When she was 12, around the time when other girls are trading secrets about their crushes, Ms. Young told her friends that she was a lesbian.
“I didn’t even tell my mother I was gay. She found out through one of my friends,” she said. “And she started crying. And I felt bad, and I was like, ‘Is there something wrong?’ But she was like, ‘No, no, there’s nothing wrong with it.'”
On a recent afternoon, Ms. Young appeared shy when being questioned, covering her smile with her fist, preferring to draw instead of looking a reporter in the eye. But as she began to relate the events that led up to her one-day suspension back in the spring of 2002, and the subsequent legal action her mother has brought against the City of New York and the Department of Education, she became animated and ran into her room to retrieve the infamous black garment.
“My sister wore a shirt to school that said ‘Barbie Is a Slut’ [on the same day],” Ms. Young recalled, holding up the shirt that may become a piece of evidence in the lawsuit. “And my mother thought she was going to get a phone call home-and I wind up calling the house saying, ‘I need a change of clothes.'”

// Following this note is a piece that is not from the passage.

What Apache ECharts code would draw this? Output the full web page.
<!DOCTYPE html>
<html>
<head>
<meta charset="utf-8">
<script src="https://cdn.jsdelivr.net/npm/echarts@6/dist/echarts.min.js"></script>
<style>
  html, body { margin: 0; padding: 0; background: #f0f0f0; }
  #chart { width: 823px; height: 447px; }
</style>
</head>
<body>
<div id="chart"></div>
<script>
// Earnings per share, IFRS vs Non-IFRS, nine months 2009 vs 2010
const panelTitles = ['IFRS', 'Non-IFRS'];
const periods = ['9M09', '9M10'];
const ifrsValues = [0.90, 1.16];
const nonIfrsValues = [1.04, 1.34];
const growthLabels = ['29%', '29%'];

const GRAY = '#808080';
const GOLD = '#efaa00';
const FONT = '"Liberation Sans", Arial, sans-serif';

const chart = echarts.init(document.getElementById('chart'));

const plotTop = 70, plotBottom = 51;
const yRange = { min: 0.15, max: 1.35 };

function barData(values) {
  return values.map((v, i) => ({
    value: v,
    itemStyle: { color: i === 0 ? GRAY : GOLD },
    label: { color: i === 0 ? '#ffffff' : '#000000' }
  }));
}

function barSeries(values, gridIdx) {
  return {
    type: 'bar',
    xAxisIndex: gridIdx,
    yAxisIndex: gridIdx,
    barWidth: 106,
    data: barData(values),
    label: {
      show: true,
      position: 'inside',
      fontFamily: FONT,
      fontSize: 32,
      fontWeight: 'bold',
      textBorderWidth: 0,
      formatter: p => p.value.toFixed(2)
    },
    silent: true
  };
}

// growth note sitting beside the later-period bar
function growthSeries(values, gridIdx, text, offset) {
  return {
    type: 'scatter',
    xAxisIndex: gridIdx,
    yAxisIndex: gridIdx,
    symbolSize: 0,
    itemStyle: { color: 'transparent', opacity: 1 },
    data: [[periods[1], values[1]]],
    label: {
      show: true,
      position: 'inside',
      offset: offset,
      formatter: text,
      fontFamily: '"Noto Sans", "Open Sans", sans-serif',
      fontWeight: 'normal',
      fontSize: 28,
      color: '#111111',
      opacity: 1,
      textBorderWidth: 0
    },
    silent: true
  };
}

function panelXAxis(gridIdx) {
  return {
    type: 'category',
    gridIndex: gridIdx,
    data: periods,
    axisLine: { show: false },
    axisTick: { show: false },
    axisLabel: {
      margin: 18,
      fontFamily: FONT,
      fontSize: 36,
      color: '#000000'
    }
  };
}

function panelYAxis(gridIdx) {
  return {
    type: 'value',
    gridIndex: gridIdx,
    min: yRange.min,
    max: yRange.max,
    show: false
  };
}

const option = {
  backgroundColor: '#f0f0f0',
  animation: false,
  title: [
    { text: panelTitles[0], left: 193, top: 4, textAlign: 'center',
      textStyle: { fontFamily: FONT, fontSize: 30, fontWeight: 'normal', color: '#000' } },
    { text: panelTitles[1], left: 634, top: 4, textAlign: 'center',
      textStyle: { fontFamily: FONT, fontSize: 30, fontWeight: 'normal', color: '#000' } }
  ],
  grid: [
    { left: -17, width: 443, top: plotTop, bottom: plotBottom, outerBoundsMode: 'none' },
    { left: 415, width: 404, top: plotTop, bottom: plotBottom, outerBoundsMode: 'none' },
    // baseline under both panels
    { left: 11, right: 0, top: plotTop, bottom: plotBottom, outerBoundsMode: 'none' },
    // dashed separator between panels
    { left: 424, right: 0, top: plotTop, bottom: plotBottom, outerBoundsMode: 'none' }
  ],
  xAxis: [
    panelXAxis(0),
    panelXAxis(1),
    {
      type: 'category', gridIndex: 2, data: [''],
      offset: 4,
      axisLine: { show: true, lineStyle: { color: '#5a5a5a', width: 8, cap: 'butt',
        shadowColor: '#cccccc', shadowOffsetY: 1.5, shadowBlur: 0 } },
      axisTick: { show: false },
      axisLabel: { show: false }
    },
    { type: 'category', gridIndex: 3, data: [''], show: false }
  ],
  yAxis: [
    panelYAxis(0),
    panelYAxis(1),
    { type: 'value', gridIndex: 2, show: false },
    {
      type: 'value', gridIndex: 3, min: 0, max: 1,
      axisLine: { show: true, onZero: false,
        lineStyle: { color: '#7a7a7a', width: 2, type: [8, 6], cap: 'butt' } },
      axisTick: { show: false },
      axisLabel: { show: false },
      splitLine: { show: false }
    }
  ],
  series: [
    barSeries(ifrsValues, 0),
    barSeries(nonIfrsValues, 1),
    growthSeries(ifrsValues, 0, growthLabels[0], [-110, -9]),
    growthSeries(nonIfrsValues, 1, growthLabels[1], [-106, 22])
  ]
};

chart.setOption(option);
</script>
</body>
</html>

Her mother had other plans: She brought Fox 5 News. Her daughter had told her about daily harassment from her peers and verbal slights from the teachers, and Ms. Hodges had had enough.
“I was teased a lot,” said Ms. Young. “They’d call me ‘Leslie.’ They called me ‘lesbo.’ I don’t even pay attention, anyway.”
According to Ms. Young, a counselor at M.S. 210 told her that she wasn’t normal, that it was wrong to ask out girls and that she should “seek further counseling.” According to Ms. Young, she also overheard a teacher telling another student, “All gays are going to go to hell.”
Ms. Young went back to school the day following the T-shirt flare-up; the teasing lessened, and she didn’t transfer schools. In fact, one of the school’s security guards was also gay and could relate to Ms. Young’s experience.
“She told me how her lifestyle was and she got teased too, but it was nothin’,” said Ms. Young.
Her mother, however, didn’t find the harassment to be “nothin’.” Upon hearing pony-tailed attorney Ron Kuby discussing the T-shirt flap on his WABC radio show, Ms. Hodges hired him. Mr. Kuby thought they had a case against not only the city’s Department of Education, but also against about 20 city employees, including M.S. 210’s principal, for violating Ms. Young’s First, Fourth and 14th Amendment rights, among others. Mr. Kuby has since filed papers and is still awaiting the city’s reply. Jerry Russo, a spokesman for Schools Chancellor Joel Klein, declined to comment, citing the ongoing litigation.
“I do expect that the city will settle this fairly soon,” Mr. Kuby said, “because they’re utterly without a defense.”
If successful, the litigation may help the family financially. But is there a sufficient emotional reward for a girl who had to endure daily harassment from her peers? By now, everyone is familiar with the Harvey Milk School, the headline-making, gay-friendly East Village high school. It would seem like a perfect fit for Ms. Young, who was actually aware of the school before it became tabloid fodder.
“Well before the burst of publicity, she had looked at the possibility of attending,” said Mr. Kuby.
The idea of the Harvey Milk School does indeed appeal to Ms. Young, who is currently attending John Adams High School in Queens.
“I would go to H.M.I. in a heartbeat,” she said, “if they had a basketball team.”